COLUMNISTS

Driverless tractors are a marvel, but are they 'better'?

Harwood D. Schaffer and Daryll E. Ray
Agricultural Policy Analysis Center
John Deere revealed a fully autonomous tractor at CES 2022 that’s ready for large-scale production. The machine combines Deere’s 8R tractor, TruSet-enabled chisel plow, GPS guidance system, and new advanced technologies. The autonomous tractor will be available to farmers later this year.

Even though it was inevitable, John Deere’s introduction of an autonomous (self-driving/no human needed in the cab) tractor at the annual Consumer Electronics Show caught us by surprise.

If we had been asked to make a list of the most important ag policy issues facing farmers in 2022, the development of a self-driving tractor would not have made the top 10 or probably not even the top 50.

But our cluelessness did not deter John Deere from developing an electronic control system that would allow its popular 8R tractor to cultivate farm fields while the farmer monitors the tractor’s operations on a smart device as he attends to other farm chores.

While we take this development seriously, we think their justification for the introduction of an autonomous tractor disingenuous. In the fourth sentence of the news release, Deere asserts, “The autonomous tractor serves a specific purpose: feeding the world. The global population is expected to grow from about 8 billion to nearly 10 billion people by 2050, increasing the global food demand by 50%.”

MORE: John Deere reveals fully autonomous tractor at CES 2022

A decade ago, it was farm chemical/seed companies that were arguing that consumers needed to accept their seeds and chemicals in order for farmers to be able to feed the projected 2050 world population. Now Deere is using the same argument as the rationale for their development of a new, very expensive (half-a-million bucks, give or take some change) tractor.

Give us a break!

A: Small farmers around the world are the heart of the communities within which they live, and a $500,000 tractor is not within their budget, but it would put them and their neighbors out of business, increasing the level of hunger in the world.

B: People go hungry and suffer from undernutrition not because farmers cannot produce enough food, but because they can’t afford to buy enough food to meet their nutritional needs.
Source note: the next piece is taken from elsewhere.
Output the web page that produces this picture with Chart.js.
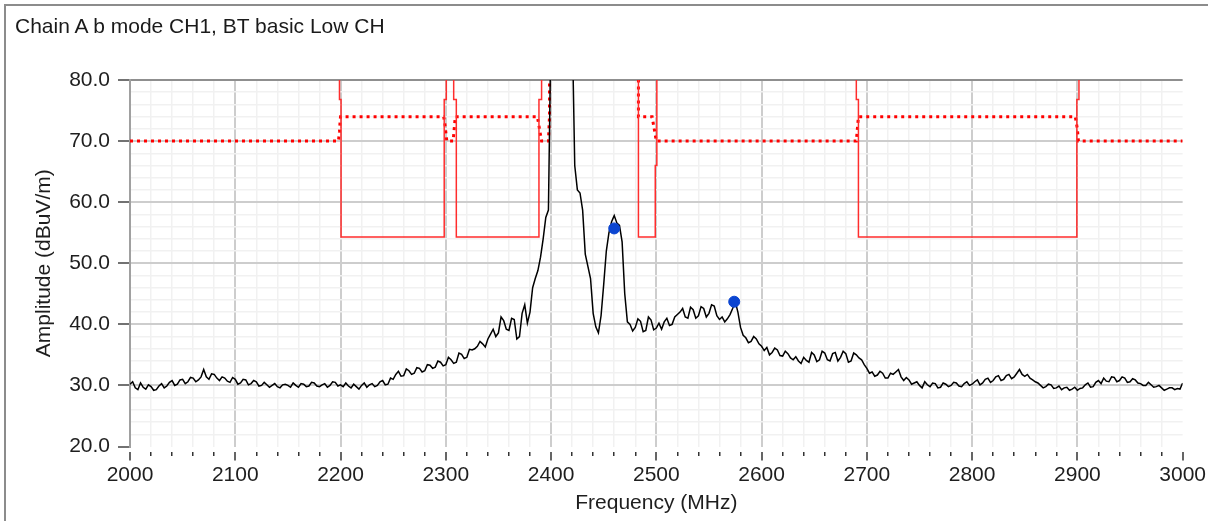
<!DOCTYPE html>
<html>
<head>
<meta charset="utf-8">
<script src="https://cdn.jsdelivr.net/npm/chart.js@4.4.1/dist/chart.umd.min.js"></script>
<style>
  html, body { margin: 0; padding: 0; background: #fff; overflow: hidden; }
  #wrap { position: relative; width: 1208px; height: 521px; }
  #c { position: absolute; left: 0; top: 0; }
  #frame { position: absolute; left: 4px; top: 4px; width: 1300px; height: 600px; border: 2px solid #8c8c8c; pointer-events: none; }
  #title { position: absolute; left: 15px; top: 15px; font: 21px "Liberation Sans", Arial, sans-serif; line-height: 21px; color: #1a1a1a; white-space: nowrap; }
</style>
</head>
<body>
<div id="wrap">
  <canvas id="c" width="1208" height="521"></canvas>
  <div id="frame"></div>
  <div id="title">Chain A b mode CH1, BT basic Low CH</div>
</div>
<script>
// measured trace, 2000..3000 MHz every 2.5 MHz (90 = off the top of the plot)
const traceStartMHz = 2000;
const traceStepMHz = 2.5;
const traceDb = [
  30.2, 30.6, 29.6, 29.3, 30.4, 29.7, 29.4, 30.1, 29.8, 29.2, 29.3, 29.9, 30.3, 29.6, 29.9, 30.5, 30.8, 30.0, 30.2, 30.9,
  31.0, 30.3, 30.6, 31.3, 31.2, 30.6, 30.9, 31.4, 32.6, 31.4, 31.0, 31.9, 31.8, 31.2, 30.8, 31.4, 31.2, 30.7, 30.5, 31.3,
  31.0, 30.2, 30.4, 31.0, 30.9, 30.1, 30.3, 30.8, 30.6, 29.9, 30.0, 30.5, 30.1, 29.7, 30.0, 30.3, 29.8, 29.6, 30.1, 30.2,
  30.0, 29.7, 30.4, 30.0, 29.7, 30.3, 30.2, 29.8, 29.9, 30.5, 30.4, 29.9, 29.8, 30.1, 30.3, 29.7, 30.0, 30.6, 30.5, 29.9,
  30.1, 29.8, 30.4, 29.9, 29.6, 30.2, 29.8, 29.4, 30.0, 30.4, 29.7, 30.1, 30.3, 29.8, 30.0, 30.6, 30.8, 30.1, 30.2, 31.2,
  31.0, 31.8, 32.3, 31.5, 31.6, 32.7, 32.4, 31.8, 32.0, 32.9, 32.8, 32.2, 32.4, 33.4, 33.3, 32.8, 33.0, 34.0, 33.8, 33.2,
  33.4, 34.6, 34.2, 33.6, 33.8, 35.3, 35.1, 34.4, 34.6, 35.9, 35.8, 36.0, 36.4, 37.2, 36.8, 36.3, 37.6, 38.4, 39.2, 38.0,
  38.6, 41.2, 40.6, 39.2, 39.0, 41.0, 40.8, 37.6, 38.0, 41.8, 43.2, 40.2, 42.0, 46.0, 47.5, 48.8, 51.0, 54.0, 57.5, 58.7,
  90, 90, 90, 90, 90, 90, 90, 90, 90, 66.0, 62.0, 61.5, 58.7, 51.5, 49.5, 47.5, 41.8, 39.6, 38.6, 41.4,
  46.5, 52.0, 55.0, 56.8, 57.8, 56.6, 56.2, 53.5, 45.0, 40.4, 40.0, 38.9, 39.5, 40.9, 40.5, 38.8, 39.0, 41.2, 40.7, 39.1,
  39.4, 40.2, 39.2, 40.4, 41.0, 39.8, 40.0, 41.2, 41.6, 42.0, 42.6, 41.2, 41.0, 42.8, 42.4, 41.0, 41.4, 42.9, 42.6, 41.2,
  41.8, 43.2, 43.0, 41.4, 40.8, 41.2, 40.4, 40.9, 41.6, 42.6, 43.7, 42.0, 39.5, 38.2, 37.8, 37.0, 37.2, 38.0, 37.6, 36.8,
  36.4, 35.7, 36.2, 35.0, 35.4, 36.1, 35.8, 34.9, 34.8, 35.6, 35.2, 34.5, 34.2, 34.7, 34.0, 33.6, 34.6, 34.1, 33.8, 35.4,
  35.0, 33.9, 34.2, 35.6, 35.3, 34.2, 34.0, 35.2, 35.4, 34.0, 34.6, 35.6, 35.2, 33.8, 34.0, 35.3, 35.0, 34.5, 34.2, 33.4,
  32.8, 32.0, 32.2, 31.5, 31.7, 32.3, 32.0, 31.2, 31.2, 32.0, 31.8, 32.2, 32.6, 31.4, 30.8, 31.3, 30.9, 30.2, 30.4, 30.6,
  30.0, 29.6, 30.6, 30.1, 29.8, 30.4, 30.3, 29.6, 29.7, 30.4, 30.2, 29.8, 30.0, 30.5, 30.4, 29.9, 29.8, 30.3, 30.6, 30.0,
  30.2, 30.6, 30.9, 30.1, 30.4, 31.0, 31.2, 30.5, 30.8, 31.4, 31.6, 30.8, 31.0, 31.6, 31.8, 31.1, 31.4, 32.0, 32.6, 31.8,
  31.5, 31.8, 31.2, 30.9, 30.6, 30.4, 30.0, 29.6, 29.8, 30.2, 30.1, 29.5, 29.6, 29.9, 29.3, 29.6, 29.7, 29.2, 29.4, 29.7,
  29.2, 29.5, 29.6, 30.1, 30.4, 29.7, 29.8, 30.5, 30.8, 30.3, 31.2, 30.7, 30.6, 31.4, 31.3, 30.6, 30.8, 31.4, 31.2, 30.5,
  30.6, 31.1, 30.9, 30.4, 30.3, 30.0, 30.0, 30.5, 30.1, 29.7, 29.8, 30.0, 29.6, 29.2, 29.4, 29.6, 29.6, 29.3, 29.5, 29.4,
  30.4
];

// solid red limit
const avgLimitMHz = [2000, 2199, 2199, 2200.5, 2200.5, 2298.5, 2298.5, 2300.5, 2300.5, 2307.5, 2307.5, 2310, 2310, 2388.5, 2388.5, 2391,
  2391, 2483, 2483, 2499, 2499, 2500.5, 2500.5, 2690, 2690, 2692, 2692, 2899.5, 2899.5, 2901.5, 2901.5, 3000];
const avgLimitDb = [90, 90, 76.8, 76.8, 54.3, 54.3, 76.8, 76.8, 90, 90, 76.8, 76.8, 54.3, 54.3, 76.8, 76.8,
  90, 90, 54.3, 54.3, 66, 66, 90, 90, 76.8, 76.8, 54.3, 54.3, 76.8, 76.8, 90, 90];

// dotted red limit
const pkLimitMHz = [2000, 2198, 2199, 2199.5, 2200, 2298, 2299, 2300, 2301, 2307, 2308, 2309, 2387, 2389, 2391, 2397.5, 2398.5, 2398.5,
  2483, 2483, 2496, 2498, 2500, 2690, 2691, 2692, 2898, 2900, 2901, 3000];
const pkLimitDb = [70, 70, 71.5, 73, 74, 74, 73, 71.5, 70, 70, 72, 74, 74, 72, 70, 70, 74, 90,
  90, 74, 74, 72, 70, 70, 72, 74, 74, 72, 70, 70];

// blue markers
const markerMHz = [2460, 2574];
const markerDb = [55.7, 43.7];

const xLabels = [2000, 2100, 2200, 2300, 2400, 2500, 2600, 2700, 2800, 2900, 3000];
const yLabels = [20, 30, 40, 50, 60, 70, 80];

const txt = '#1e1e1e';
const font = { family: '"Liberation Sans", Arial, sans-serif', size: 21 };

const pts = (xs, ys) => xs.map((x, i) => ({ x: x, y: ys[i] }));
const trace = traceDb.map((v, i) => ({ x: traceStartMHz + i * traceStepMHz, y: v }));

new Chart(document.getElementById('c').getContext('2d'), {
  type: 'line',
  data: {
    datasets: [
      {
        data: pts(markerMHz, markerDb),
        showLine: false,
        pointRadius: 5.5,
        pointBackgroundColor: '#0b45d1',
        pointBorderColor: '#0b45d1',
        order: 0
      },
      {
        data: trace,
        borderColor: '#000',
        borderWidth: 1.5,
        pointRadius: 0,
        order: 1
      },
      {
        data: pts(avgLimitMHz, avgLimitDb),
        borderColor: 'rgb(255,45,45)',
        borderWidth: 1.5,
        pointRadius: 0,
        order: 2
      },
      {
        data: pts(pkLimitMHz, pkLimitDb),
        borderColor: 'rgb(255,0,0)',
        borderWidth: 3,
        borderDash: [3, 4],
        pointRadius: 0,
        order: 3
      }
    ]
  },
  options: {
    responsive: false,
    animation: false,
    devicePixelRatio: 1,
    layout: { padding: { left: 0, right: 24, top: 80, bottom: 0 } },
    plugins: { legend: { display: false }, tooltip: { enabled: false } },
    scales: {
      x: {
        type: 'linear',
        min: 2000,
        max: 3000,
        afterFit: s => { s.height = 74.5; },
        border: { display: false },
        grid: {
          color: c => {
            const v = c.tick.value;
            if (v === 2000 || v === 3000) return 'rgba(0,0,0,0)';
            return v % 100 === 0 ? '#cdcdcd' : '#f1f1f1';
          },
          lineWidth: c => (c.tick.value % 100 === 0 ? 2 : 1.5),
          tickLength: 14,
          tickColor: '#333',
          tickWidth: 1.5,
          tickBorderDash: c => (c.tick.value % 100 === 0 ? [0, 5, 9, 50] : [0, 5, 4, 50])
        },
        ticks: {
          stepSize: 20,
          autoSkip: false,
          maxRotation: 0,
          padding: 2,
          color: txt,
          font: font,
          callback: v => (xLabels.includes(v) ? String(v) : '')
        },
        title: { display: true, text: 'Frequency (MHz)', color: txt, font: font, padding: { top: 0, bottom: 5 } }
      },
      y: {
        min: 20,
        max: 80,
        afterFit: s => { s.width = 130; },
        border: { display: true, color: '#a0a0a0', width: 2 },
        grid: {
          color: c => {
            const v = c.tick.value;
            if (v === 20) return 'rgba(0,0,0,0)';
            if (v === 80) return '#8f8f8f';
            return v % 10 === 0 ? '#cdcdcd' : '#f1f1f1';
          },
          lineWidth: c => (c.tick.value % 10 === 0 ? 2 : 1.5),
          tickLength: 15,
          tickColor: '#444',
          tickWidth: 1.5,
          tickBorderDash: c => (c.tick.value % 10 === 0 ? [0, 3, 11, 50] : [0, 50])
        },
        ticks: {
          stepSize: 2,
          autoSkip: false,
          padding: 5,
          color: txt,
          font: font,
          callback: v => (yLabels.includes(v) ? v.toFixed(1) : '')
        },
        title: { display: true, text: 'Amplitude (dBuV/m)', color: txt, font: font, padding: { top: 32, bottom: 0 } }
      }
    }
  }
});
</script>
</body>
</html>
We are not going to solve the problem of hunger with big technology.

It is not the technology per se that bothers us. We geek out on electronic gizmos as much as anyone else — well, not as much as our kids and grandkids.

In the realm of autonomous technology, we have far more concerns about sharing the roads with autonomous cars than we have about an autonomous tractor operating within a “geofence.” The tractor does not have to deal with inattentive drivers in the other lane and if it senses a problem and suddenly stops, no problem. It does not face the risk of a rear-end collision. So, that’s a plus for the tractor.

We are more concerned about who owns and repairs the tractor and its operating system. How much control does John Deere retain? We are concerned about Deere’s ownership of the data collected from the farmer’s field and how it would use that data. If the farmer decided to change to another equipment/technology dealer, does that farmer lose access to a decade or more of farm data or can she continue to use the data developed on and about her farm?

Even though global warming is probably the most serious physical problem facing farmers (pests and weeds are no match for drought, flood and fire), Deere says nothing about whether its field behemoth also reduces its release of global warming gasses. It seems to us that it does little to address the issue of the long-term sustainability of our climate.

In his “Liability Problem for Autonomous Equipment?” article Purdue University’s Jess Lowenberg-DeBoer, director of the Site-Specific Management Center, argues that while the development of bigger and bigger equipment made more efficient use of a farmer’s time, with the development of autonomous technology that is no longer true.

As he says, “once the driver is removed, bigger farm equipment is no longer obviously better.”

Lowenberg-DeBoer goes on the say, “With computer control, one person could supervise a swarm of smaller machines just as easily as one person could supervise one large one. The ideal autonomous equipment may be more like a rototiller than a (four-wheel drive) tractor.”

It may be that by the time all the liability and public acceptance issues get sorted out, farmers will have purchased fleets of droids that work night and day monitoring fields and pulling weeds with no need for chemicals. All of this could be controlled by little more than a good program and a smartphone.

And that brings us back to the small-parcel farmers around the world. Many of them have access to cellphones and a group of them could probably afford a solar-powered droid or two, making their weeding and plant management more efficient. Their kids would probably be the ones managing the droids; managing a droid has to be more fun than weeding, a typical kid chore.

Now, that could feed those most susceptible to hunger.

Dr. Harwood D. Schaffer and Dr. Daryll E. Ray

Harwood D. Schaffer is an adjunct research assistant professor in the Sociology Department at the University of Tennessee and director of the Agricultural Policy Analysis Center. Daryll E. Ray is an emeritus professor at the Institute of Agriculture at the University of Tennessee and the retired director of the Agricultural Policy Analysis Center.